A number of suggestions have been put forward to explain the WTR astigmatism induced by the trabeculectomy procedure. Hugkulstone2 (and later Dietze et al  6) mentioned the possibility of tight sutures and suggested a “posteriorly placed wound gape” from the internal sclerostomy as the cause. Cunliffe et al3 suggested that the internal sclerostomy allowed the corneal edge of the trabeculectomy to sink slightly thus decreasing the vertical radius of the cornea. Rosenet al  4 considered that the cautery was the main factor as the induced astigmatism appeared to be greater when excessive cautery was used in one patient. Hong’s group, as they found a significantly lower induced astigmatism in a group of eyes undergoing trabeculectomy with mitomycin C, considered the wound healing process to be active in inducing the with the rule astigmatism.15

Which of these possible explanations apply to microtrabeculectomy? It is noteworthy that we did not perform suture lysis or any other form of manipulation on any of our cases. As our sutures are nearer the limbus than in a full sized procedure, an equal tension would tend to induce greater WTR astigmatism. As the reverse was found in our study, we consider sutures as a mechanism of astigmatism induction to be unlikely to play a significant role in our hands (unless we routinely suture at less tension than other surgeons). Although the smaller internal osteum may play a role in the reduced astigmatism observed following microtrabeculectomy, we consider the reduced cautery necessary when operating in a smaller surgical field to be of more importance (we have occasionally observed corneal shrinkage changes with the operating microscope where more cautery has been required when operating on eyes that have had previous surgery). The small size of the microtrabeculectomy usually allows the surgeon to position the procedure in between aqueous veins visible before commencing surgery, thereby reducing the need for excessive cautery (it is of note, however, that avoidance of vascular structures was not practised in this study owing to the restrictions of the protocol). The smaller surgical area as far as the sclera is concerned would also tend to reduce any astigmatism produced as a result of the healing process if Hong’s theory is correct.

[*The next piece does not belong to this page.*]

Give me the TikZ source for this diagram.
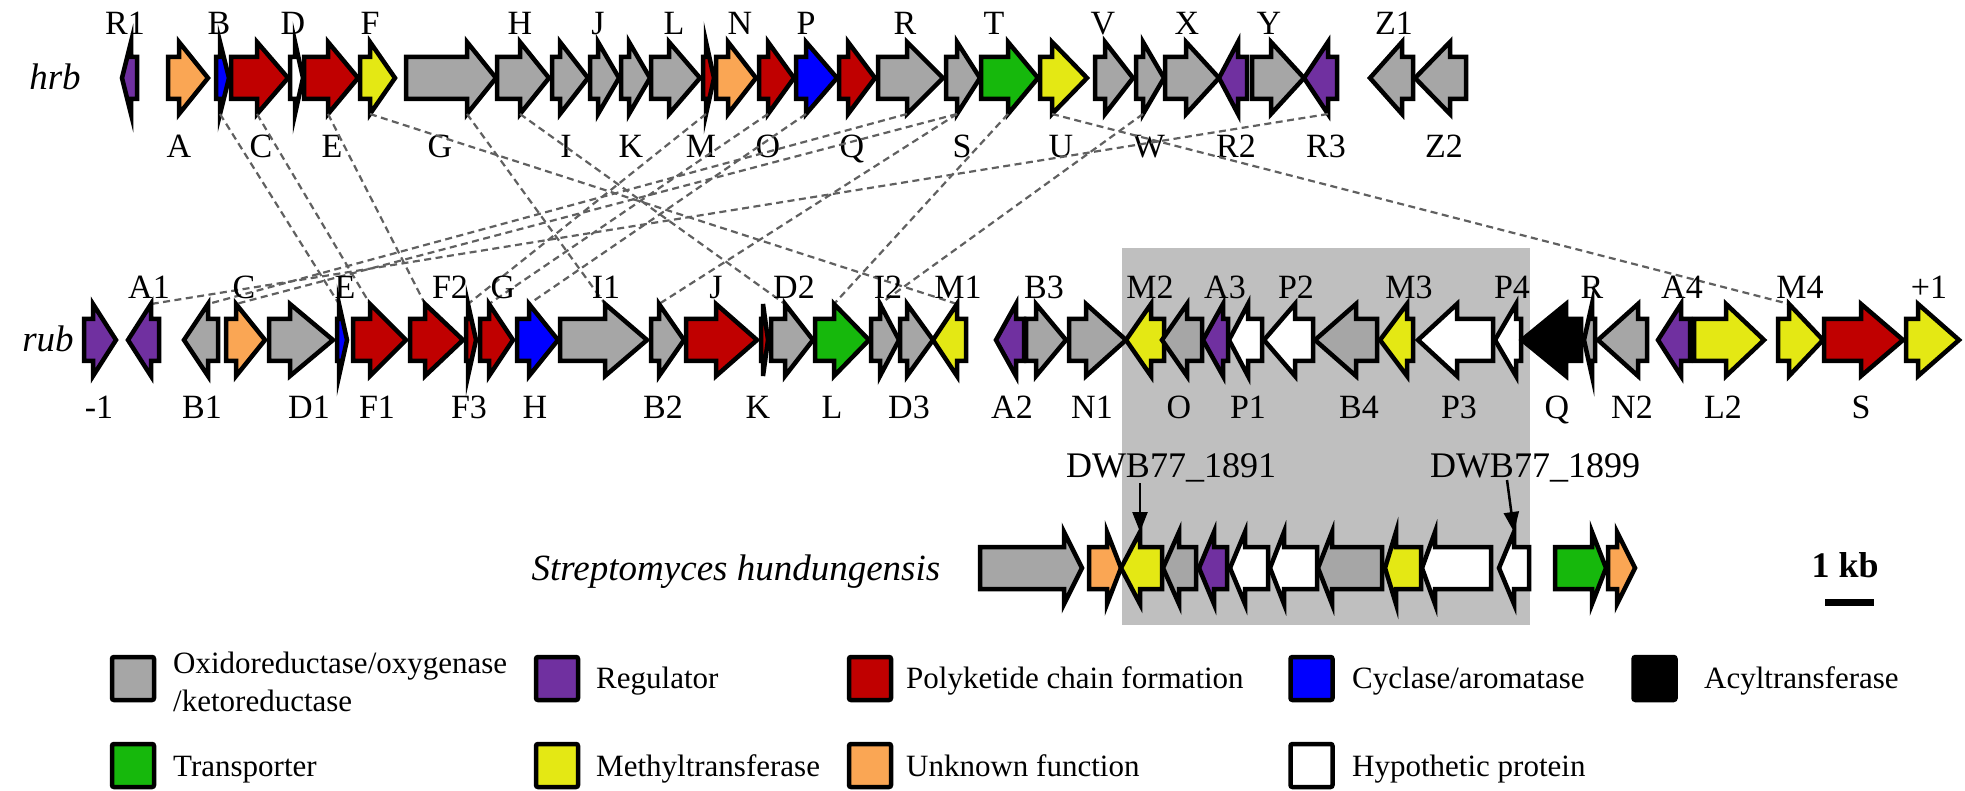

Whichever mechanisms are involved in the production of postoperative corneal changes, it would appear that the combination of a small scleral trap door and a controlled internal sclerostomy has the capacity of inducing an acceptably low degree of central corneal astigmatism in most eyes. Keratometry and the use of simulated k values on videokeratoscopy do, however, simplify the picture of irregular astigmatism which is often the result of trabeculectomy surgery. The use of a small flap should, of course, help to minimise the torsion which can be produced in the superior cornea from horizontal flap misalignment. Although not formally reported in this paper, we have noted rapid visual recovery in patients undergoing microtrabeculectomy, with the continued use of previously prescribed spectacles being the norm. This would be consistent with the observed rapid return to insignificance in the WTR/ATR astigmatism induced by the procedure (Tables 2 and 3).

We believe that the results we have reported in this paper are very encouraging and should be reproducible by other glaucoma surgeons practising similar techniques. The low levels of corneal astigmatism induced by microtrabeculectomy add to the other potential advantages of the procedure previously reported,11 14 and justify a randomised trial of all aspects of postoperative changes following trabeculectomy by independent surgeons who are practised in both large and smaller flap techniques.